North Dakota State announced its long-awaited move to the FBS level, joining the Mountain West as a football-only member beginning next season. The Bison’s shift removes what many considered the Championship Subdivision’s most dominant program from the FCS title picture and forces coaches, recruiters, and rival programs to reevaluate plans that were built around beating NDSU.
A column published in mid-February framed the decision as overdue and corrective, saying plainly, "I want to start this column by saying, it was time. This is what was best for both the FCS and North Dakota State." The same column noted the move had been a topic of discussion among fans and insiders for the better part of five to 10 years, and framed the change as having immediate implications for competitive balance and recruiting across the subdivision.
On the field, the most direct beneficiaries named as "obvious candidates" to fill the vacuum are Montana State, South Dakota State, and Montana. The change is stark against a recent historical image of NDSU hoisting hardware: the Bison celebrated with the championship trophy after the win over the Montana State Bobcats, an image that underlines why the program’s exit alters the FCS pecking order.
Beyond those three programs, the column laid out a much longer list of teams that could plausibly make big pushes in the next half decade: Tarleton State, UC Davis, Illinois State, North Dakota, South Dakota, Villanova, Rhode Island, Abilene Christian, Idaho, and Tennessee Tech. The piece asked, "Would it shock you if, in five years, [those teams] made a run to Nashville? What type of excitement and support could that build for any of those teams?" Nashville is invoked as the destination for a championship run, making the potential stakes plain for programs chasing the national title game.
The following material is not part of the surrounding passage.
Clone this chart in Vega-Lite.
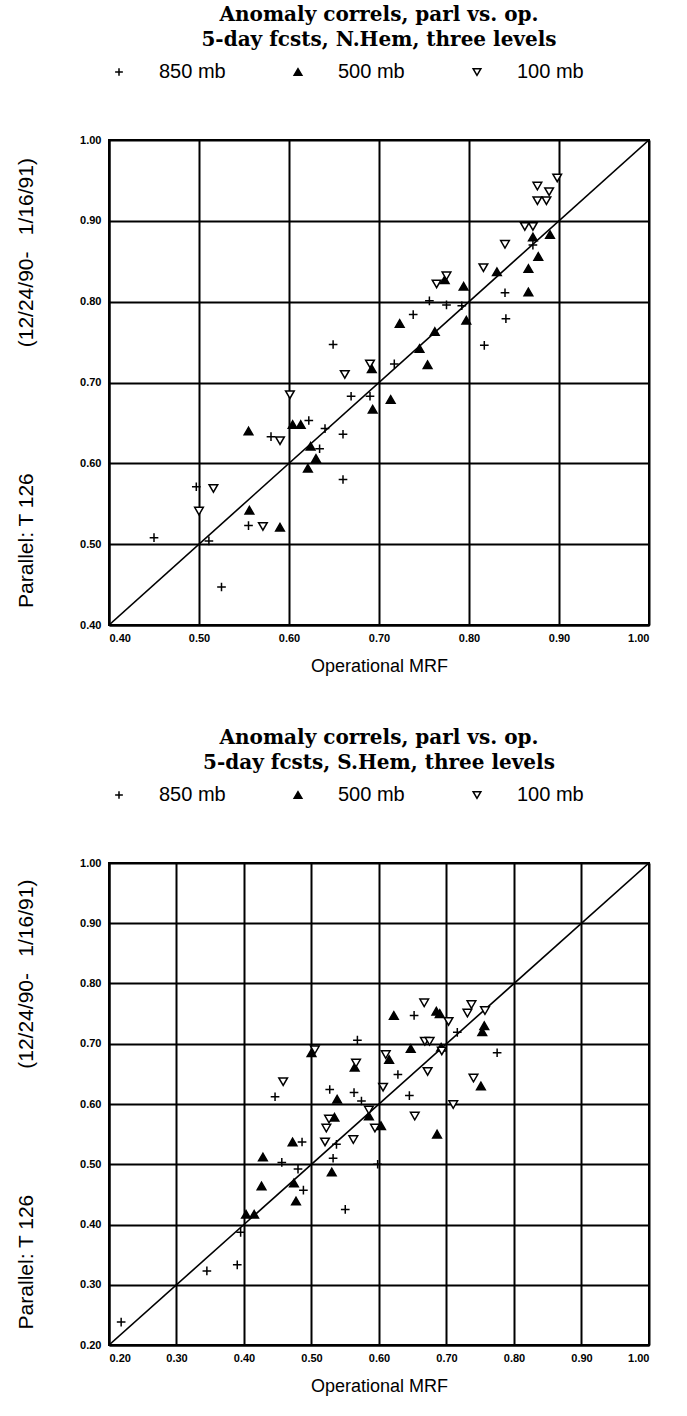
{
  "$schema": "https://vega.github.io/schema/vega-lite/v6.json",
  "padding": {"left": 14, "top": 4, "right": 10, "bottom": 5},
  "background": "white",
  "spacing": 51,
  "config": {
    "view": {"stroke": "black", "strokeWidth": 2},
    "axis": {
      "grid": true, "gridColor": "black", "gridWidth": 2, "gridOpacity": 1,
      "domainColor": "black", "domainWidth": 2, "ticks": false,
      "labelFont": "Liberation Sans", "labelFontWeight": "bold", "labelFontSize": 11, "labelColor": "black",
      "titleFont": "Liberation Sans", "titleFontWeight": "normal", "titleFontSize": 18, "titleColor": "black",
      "format": ".2f"
    },
    "axisX": {"labelPadding": 7, "titlePadding": 14},
    "axisY": {"labelPadding": 8, "titlePadding": 43, "titleFontSize": 21},
    "title": {"font": "DejaVu Serif", "fontWeight": "bold", "fontSize": 20, "lineHeight": 25, "color": "black", "anchor": "middle", "offset": 12},
    "legend": {
      "labelFont": "Liberation Sans", "labelFontSize": 20, "labelColor": "black",
      "symbolStrokeColor": "black", "symbolStrokeWidth": 1.5, "symbolSize": 60,
      "columnPadding": 62, "labelOffset": 30, "symbolOpacity": 1, "offset": 58, "padding": 0
    }
  },
  "vconcat": [
    {
      "title": {"text": ["Anomaly correls, parl vs. op.", "5-day fcsts, N.Hem, three levels"]},
      "width": 540,
      "height": 485,
      "layer": [
        {
          "data": {"values": [{"op": 0.4, "par": 0.4}, {"op": 1.0, "par": 1.0}]},
          "mark": {"type": "line", "color": "black", "strokeWidth": 1.6, "clip": true},
          "encoding": {
            "x": {"field": "op", "type": "quantitative", "scale": {"domain": [0.4, 1.0]}},
            "y": {"field": "par", "type": "quantitative", "scale": {"domain": [0.4, 1.0]}}
          }
        },
        {
          "data": {"values": [
            {"level": "850 mb", "op": 0.45, "par": 0.508},
            {"level": "850 mb", "op": 0.511, "par": 0.504},
            {"level": "850 mb", "op": 0.525, "par": 0.447},
            {"level": "850 mb", "op": 0.497, "par": 0.571},
            {"level": "850 mb", "op": 0.555, "par": 0.523},
            {"level": "850 mb", "op": 0.58, "par": 0.633},
            {"level": "850 mb", "op": 0.622, "par": 0.653},
            {"level": "850 mb", "op": 0.64, "par": 0.643},
            {"level": "850 mb", "op": 0.634, "par": 0.618},
            {"level": "850 mb", "op": 0.66, "par": 0.58},
            {"level": "850 mb", "op": 0.66, "par": 0.636},
            {"level": "850 mb", "op": 0.669, "par": 0.683},
            {"level": "850 mb", "op": 0.69, "par": 0.683},
            {"level": "850 mb", "op": 0.649, "par": 0.747},
            {"level": "850 mb", "op": 0.717, "par": 0.723},
            {"level": "850 mb", "op": 0.738, "par": 0.784},
            {"level": "850 mb", "op": 0.756, "par": 0.801},
            {"level": "850 mb", "op": 0.775, "par": 0.796},
            {"level": "850 mb", "op": 0.792, "par": 0.795},
            {"level": "850 mb", "op": 0.84, "par": 0.811},
            {"level": "850 mb", "op": 0.841, "par": 0.779},
            {"level": "850 mb", "op": 0.817, "par": 0.746},
            {"level": "850 mb", "op": 0.871, "par": 0.87},
            {"level": "500 mb", "op": 0.556, "par": 0.542},
            {"level": "500 mb", "op": 0.59, "par": 0.521},
            {"level": "500 mb", "op": 0.555, "par": 0.64},
            {"level": "500 mb", "op": 0.604, "par": 0.648},
            {"level": "500 mb", "op": 0.613, "par": 0.648},
            {"level": "500 mb", "op": 0.624, "par": 0.621},
            {"level": "500 mb", "op": 0.63, "par": 0.606},
            {"level": "500 mb", "op": 0.621, "par": 0.594},
            {"level": "500 mb", "op": 0.693, "par": 0.667},
            {"level": "500 mb", "op": 0.713, "par": 0.679},
            {"level": "500 mb", "op": 0.692, "par": 0.717},
            {"level": "500 mb", "op": 0.723, "par": 0.773},
            {"level": "500 mb", "op": 0.745, "par": 0.742},
            {"level": "500 mb", "op": 0.754, "par": 0.722},
            {"level": "500 mb", "op": 0.762, "par": 0.763},
            {"level": "500 mb", "op": 0.797, "par": 0.777},
            {"level": "500 mb", "op": 0.794, "par": 0.819},
            {"level": "500 mb", "op": 0.773, "par": 0.827},
            {"level": "500 mb", "op": 0.831, "par": 0.837},
            {"level": "500 mb", "op": 0.866, "par": 0.812},
            {"level": "500 mb", "op": 0.866, "par": 0.841},
            {"level": "500 mb", "op": 0.877, "par": 0.856},
            {"level": "500 mb", "op": 0.871, "par": 0.88},
            {"level": "500 mb", "op": 0.89, "par": 0.883},
            {"level": "100 mb", "op": 0.5, "par": 0.541},
            {"level": "100 mb", "op": 0.516, "par": 0.569},
            {"level": "100 mb", "op": 0.571, "par": 0.522},
            {"level": "100 mb", "op": 0.59, "par": 0.628},
            {"level": "100 mb", "op": 0.601, "par": 0.685},
            {"level": "100 mb", "op": 0.662, "par": 0.71},
            {"level": "100 mb", "op": 0.69, "par": 0.723},
            {"level": "100 mb", "op": 0.764, "par": 0.822},
            {"level": "100 mb", "op": 0.775, "par": 0.832},
            {"level": "100 mb", "op": 0.816, "par": 0.842},
            {"level": "100 mb", "op": 0.84, "par": 0.871},
            {"level": "100 mb", "op": 0.862, "par": 0.893},
            {"level": "100 mb", "op": 0.871, "par": 0.893},
            {"level": "100 mb", "op": 0.876, "par": 0.925},
            {"level": "100 mb", "op": 0.886, "par": 0.925},
            {"level": "100 mb", "op": 0.889, "par": 0.936},
            {"level": "100 mb", "op": 0.876, "par": 0.943},
            {"level": "100 mb", "op": 0.898, "par": 0.953}
          ]},
          "mark": {"type": "point", "filled": true, "stroke": "black", "strokeWidth": 1.5, "opacity": 1, "size": 75},
          "encoding": {
            "x": {"field": "op", "type": "quantitative", "scale": {"domain": [0.4, 1.0]}, "axis": {"values": [0.4, 0.5, 0.6, 0.7, 0.8, 0.9, 1.0], "title": "Operational MRF"}},
            "y": {"field": "par", "type": "quantitative", "scale": {"domain": [0.4, 1.0]}, "axis": {"values": [0.4, 0.5, 0.6, 0.7, 0.8, 0.9, 1.0], "title": "Parallel:  T  126\u2003\u2003\u2003\u2003\u2003\u2003(12/24/90-\u2002 1/16/91)"}},
            "shape": {"field": "level", "type": "nominal", "scale": {"domain": ["850 mb", "500 mb", "100 mb"], "range": ["M-1,0H1M0,-1V1", "triangle-up", "triangle-down"]}, "legend": {"title": null, "orient": "top", "direction": "horizontal", "symbolStrokeColor": "black", "encode": {"symbols": {"update": {"stroke": {"value": "black"}, "strokeWidth": {"value": 1.5}}}}}},
            "fill": {"field": "level", "type": "nominal", "scale": {"domain": ["850 mb", "500 mb", "100 mb"], "range": ["white", "black", "white"]}, "legend": {"title": null, "orient": "top", "direction": "horizontal", "symbolStrokeColor": "black", "encode": {"symbols": {"update": {"stroke": {"value": "black"}, "strokeWidth": {"value": 1.5}}}}}}
          }
        }
      ]
    },
    {
      "title": {"text": ["Anomaly correls, parl vs. op.", "5-day fcsts, S.Hem, three levels"]},
      "width": 540,
      "height": 482,
      "layer": [
        {
          "data": {"values": [{"op": 0.2, "par": 0.2}, {"op": 1.0, "par": 1.0}]},
          "mark": {"type": "line", "color": "black", "strokeWidth": 1.6, "clip": true},
          "encoding": {
            "x": {"field": "op", "type": "quantitative", "scale": {"domain": [0.2, 1.0]}},
            "y": {"field": "par", "type": "quantitative", "scale": {"domain": [0.2, 1.0]}}
          }
        },
        {
          "data": {"values": [
            {"level": "850 mb", "op": 0.218, "par": 0.238},
            {"level": "850 mb", "op": 0.345, "par": 0.323},
            {"level": "850 mb", "op": 0.39, "par": 0.333},
            {"level": "850 mb", "op": 0.395, "par": 0.387},
            {"level": "850 mb", "op": 0.456, "par": 0.503},
            {"level": "850 mb", "op": 0.48, "par": 0.492},
            {"level": "850 mb", "op": 0.488, "par": 0.457},
            {"level": "850 mb", "op": 0.486, "par": 0.537},
            {"level": "850 mb", "op": 0.55, "par": 0.425},
            {"level": "850 mb", "op": 0.532, "par": 0.51},
            {"level": "850 mb", "op": 0.537, "par": 0.533},
            {"level": "850 mb", "op": 0.598, "par": 0.5},
            {"level": "850 mb", "op": 0.446, "par": 0.612},
            {"level": "850 mb", "op": 0.527, "par": 0.624},
            {"level": "850 mb", "op": 0.563, "par": 0.619},
            {"level": "850 mb", "op": 0.574, "par": 0.605},
            {"level": "850 mb", "op": 0.568, "par": 0.706},
            {"level": "850 mb", "op": 0.645, "par": 0.614},
            {"level": "850 mb", "op": 0.628, "par": 0.649},
            {"level": "850 mb", "op": 0.652, "par": 0.747},
            {"level": "850 mb", "op": 0.716, "par": 0.719},
            {"level": "850 mb", "op": 0.775, "par": 0.685},
            {"level": "500 mb", "op": 0.403, "par": 0.417},
            {"level": "500 mb", "op": 0.415, "par": 0.417},
            {"level": "500 mb", "op": 0.426, "par": 0.464},
            {"level": "500 mb", "op": 0.428, "par": 0.512},
            {"level": "500 mb", "op": 0.474, "par": 0.469},
            {"level": "500 mb", "op": 0.477, "par": 0.439},
            {"level": "500 mb", "op": 0.472, "par": 0.537},
            {"level": "500 mb", "op": 0.53, "par": 0.487},
            {"level": "500 mb", "op": 0.534, "par": 0.578},
            {"level": "500 mb", "op": 0.538, "par": 0.608},
            {"level": "500 mb", "op": 0.585, "par": 0.58},
            {"level": "500 mb", "op": 0.603, "par": 0.564},
            {"level": "500 mb", "op": 0.5, "par": 0.685},
            {"level": "500 mb", "op": 0.564, "par": 0.661},
            {"level": "500 mb", "op": 0.615, "par": 0.674},
            {"level": "500 mb", "op": 0.622, "par": 0.747},
            {"level": "500 mb", "op": 0.647, "par": 0.692},
            {"level": "500 mb", "op": 0.685, "par": 0.754},
            {"level": "500 mb", "op": 0.69, "par": 0.75},
            {"level": "500 mb", "op": 0.692, "par": 0.694},
            {"level": "500 mb", "op": 0.686, "par": 0.55},
            {"level": "500 mb", "op": 0.751, "par": 0.63},
            {"level": "500 mb", "op": 0.756, "par": 0.73},
            {"level": "500 mb", "op": 0.753, "par": 0.72},
            {"level": "100 mb", "op": 0.458, "par": 0.637},
            {"level": "100 mb", "op": 0.522, "par": 0.56},
            {"level": "100 mb", "op": 0.52, "par": 0.537},
            {"level": "100 mb", "op": 0.526, "par": 0.575},
            {"level": "100 mb", "op": 0.562, "par": 0.541},
            {"level": "100 mb", "op": 0.585, "par": 0.59},
            {"level": "100 mb", "op": 0.594, "par": 0.56},
            {"level": "100 mb", "op": 0.505, "par": 0.69},
            {"level": "100 mb", "op": 0.566, "par": 0.668},
            {"level": "100 mb", "op": 0.61, "par": 0.682},
            {"level": "100 mb", "op": 0.606, "par": 0.628},
            {"level": "100 mb", "op": 0.667, "par": 0.768},
            {"level": "100 mb", "op": 0.703, "par": 0.737},
            {"level": "100 mb", "op": 0.737, "par": 0.765},
            {"level": "100 mb", "op": 0.731, "par": 0.751},
            {"level": "100 mb", "op": 0.757, "par": 0.755},
            {"level": "100 mb", "op": 0.668, "par": 0.704},
            {"level": "100 mb", "op": 0.675, "par": 0.704},
            {"level": "100 mb", "op": 0.693, "par": 0.688},
            {"level": "100 mb", "op": 0.672, "par": 0.654},
            {"level": "100 mb", "op": 0.74, "par": 0.643},
            {"level": "100 mb", "op": 0.71, "par": 0.599},
            {"level": "100 mb", "op": 0.653, "par": 0.58}
          ]},
          "mark": {"type": "point", "filled": true, "stroke": "black", "strokeWidth": 1.5, "opacity": 1, "size": 75},
          "encoding": {
            "x": {"field": "op", "type": "quantitative", "scale": {"domain": [0.2, 1.0]}, "axis": {"values": [0.2, 0.3, 0.4, 0.5, 0.6, 0.7, 0.8, 0.9, 1.0], "title": "Operational MRF"}},
            "y": {"field": "par", "type": "quantitative", "scale": {"domain": [0.2, 1.0]}, "axis": {"values": [0.2, 0.3, 0.4, 0.5, 0.6, 0.7, 0.8, 0.9, 1.0], "title": "Parallel:  T  126\u2003\u2003\u2003\u2003\u2003\u2003(12/24/90-\u2002 1/16/91)"}},
            "shape": {"field": "level", "type": "nominal", "scale": {"domain": ["850 mb", "500 mb", "100 mb"], "range": ["M-1,0H1M0,-1V1", "triangle-up", "triangle-down"]}, "legend": {"title": null, "orient": "top", "direction": "horizontal", "symbolStrokeColor": "black", "encode": {"symbols": {"update": {"stroke": {"value": "black"}, "strokeWidth": {"value": 1.5}}}}}},
            "fill": {"field": "level", "type": "nominal", "scale": {"domain": ["850 mb", "500 mb", "100 mb"], "range": ["white", "black", "white"]}, "legend": {"title": null, "orient": "top", "direction": "horizontal", "symbolStrokeColor": "black", "encode": {"symbols": {"update": {"stroke": {"value": "black"}, "strokeWidth": {"value": 1.5}}}}}}
          }
        }
      ]
    }
  ],
  "resolve": {"scale": {"x": "independent", "y": "independent", "shape": "independent", "fill": "independent"}, "legend": {"shape": "independent", "fill": "independent"}}
}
Key details remain to be clarified publicly. The announcement as reported used the phrase "beginning next season" but did not specify an exact calendar year for the move, and no formal terms from North Dakota State or the Mountain West were included in the reporting available here. The report also did not list financial terms, any buyout or exit fee arrangements, NCAA transition or eligibility requirements, or direct recruiting data quantifying the expected shifts.
With NDSU stepping onto the FBS stage as a Mountain West football member, the FCS now faces a cascading realignment of opportunity. The immediate effect is a clearer path for Montana State, South Dakota State, and Montana to stake a claim to the top, while a wider group of programs, from Tarleton State to Tennessee Tech, now have plausible windows to build momentum toward a run to Nashville. The columnist’s closing assessment, that the move was the right one for both sides, frames this as the start of a new era rather than an end, and the next two recruiting cycles will show which schools capitalize fastest.